Keeping honey bees to supplement income from rice and mustard farming might not be a conventional model, but the bees are proving to be a boon in these times of climate change, helping farming families with some income to sustain themselves.
Honey collection with mustard fields in full bloom and a blue sky in the horizon is now a common sight in the villages of Rajshahi. It brings money as the demand for honey burgeons. Coincidentally, it is also providing a boon for farmers affected by climate change.
Honey production needs to keep pace with its perennial demand, that continues to grow in Bangladesh and also across the country’s border with India. This combination of the stars has ensured that there is an elaborate network of merchants willing to buy the golden viscous sweetener.
It seems to have happened all of a sudden. and But NGOs workers who first introduced the idea among farmers in the late 90s are not surprised. The resilient farmers of Rajshahi have a long history indulging in cash crops. “Farmers here once practiced sericulture,” says Mobin Islam who works with a local non-government organisation (NGO) in the district. “Some years ago, they switched to growing groundnuts, until the floods destroyed the crop a few years ago.”
Floods and misery in the char islands
Lots of land in Rajshahi is char – river islands that have come up with the accumulation of silt. Growing groundnut here made sense to the farmers because the soil was sandy. Until the flood waters arrived.

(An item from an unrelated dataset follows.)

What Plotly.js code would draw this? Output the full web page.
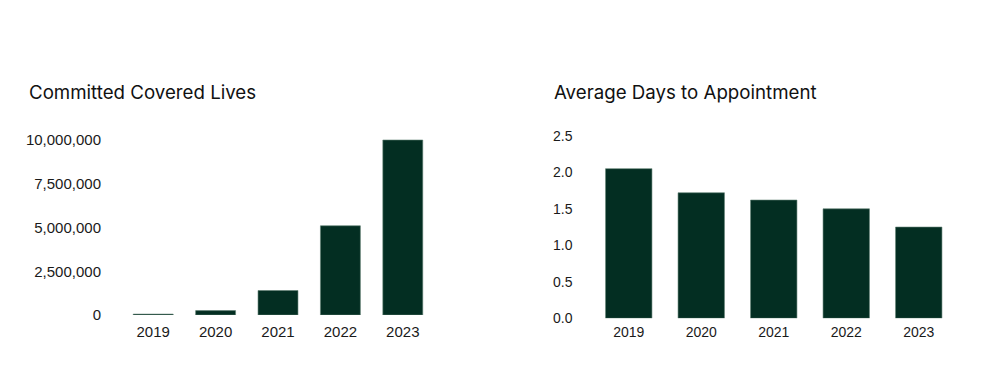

Farmers have suffered heavy losses because of the flooding for three years in a row. The flooding during the past three years have damaged crops and severely affected about 250,000 families. Experts warn that such disaster might come more often with the changing climatic conditions and apiculture farming is a boon as it aids the region’s resilient farming community.
Earlier, the farmers took loans from the local moneylenders, or mahajans, and found it difficult to escape the debt trap. Many would migrate to Dhaka, Narayanganj, Gazipur and other cities in search of work. Some farmers also got help from different NGO.
Vast stretches of the land are also barren, unfit for growing any crop. A small harvest of the aman rice crop, grown after the monsoon rains is all that they get from this land. Boro, or the winter crop, is a risk few farmers are willing to undertake. Instead, they grow mustard – and even though mustard is a subsistence crop, it helps sustain the bees. Hence apiculture, or honey bee farming. (All eight districts of the Rajshahi division put together are expected to produce no more than 3 lakh tonnes of mustard this year.)
Government steps in
The government has come in to support the honey producers. Local agriculture department officials provide the farmers with mustard seeds, fertiliser, boxes with a bee hive and honey bees, safety clothing, and importantly, training.
Farmer Dulal Hossain collects about 25 kilos of honey from each of the boxes on this land every month. This got him six lakhs Bangladeshi Takas last year.
Others who farm the local bee specie, serena, promoted by the NGOs say that they have a better demand. In fact, even the demand for the serena bees is high.